HBO's "Carnivale" (9 p.m. Sunday) is one weird show. In its first season, I initially found its complex plots intriguing, but as the season wore on, the show became convoluted, confusing and tiresome.

In part this was due to having two-headed leadership behind the scenes in the form of the show's creator, Daniel Knauf, and veteran show runner, Ron Moore.

Moore has left to run the new "Battlestar Galactica," which should allow one vision -- Knauf's -- to prevail on "Carnivale." And that should mean the series, which begins its second season Sunday, will improve.

The first two episodes of the new season are less obtuse than some first-season episodes, but they still haven't drawn me into the series the way the first four episodes of season one did.

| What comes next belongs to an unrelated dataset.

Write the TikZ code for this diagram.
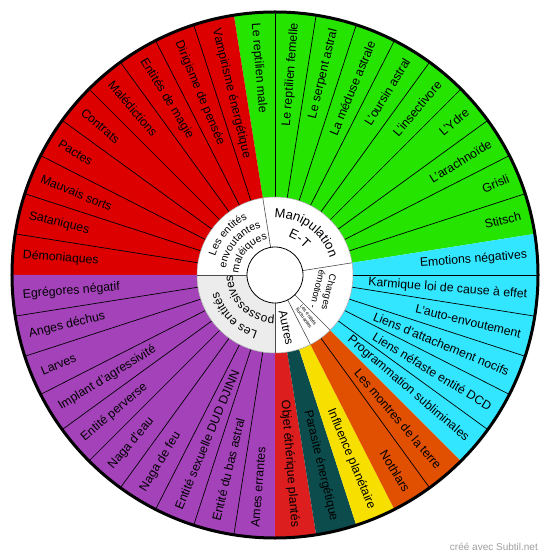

Sunday's season premiere picks up where the cliffhanger left off, revealing the fates of several characters. Set in the Great Depression-era dust bowl, the series follows two primary opposing characters who have yet to meet. Ben Hawkins (Nick Stahl) is an 18-year-old fugitive who works for the traveling carnival and has the power to heal by touch. His opposite, the evil Brother Justin (Clancy Brown), is a Methodist minister with a radio show.

The Carnival's mostly unseen Management (voice of Linda Hunt) orders Ben to track down his father, Hank Scudder (John Savage); Justin has the same goal and aims to accomplish it with the help of an "apostle," a prison inmate named Varlyn Stroud (John Carroll Lynch).

Swissvale native William Schmidt, now a co-executive producer on "Carnivale," wrote the Jan. 16 episode that finds Justin getting some body work done.

The new season of "Carnivale" continues to showcase the series' potential, but it still doesn't live up to the show's enormous promise. It's a cryptic series full of mysteries and that should suck viewers in. But I've yet to feel the full effects of its gravitational pull, which is disappointing because, as they said so often on "The X-Files," I want to believe.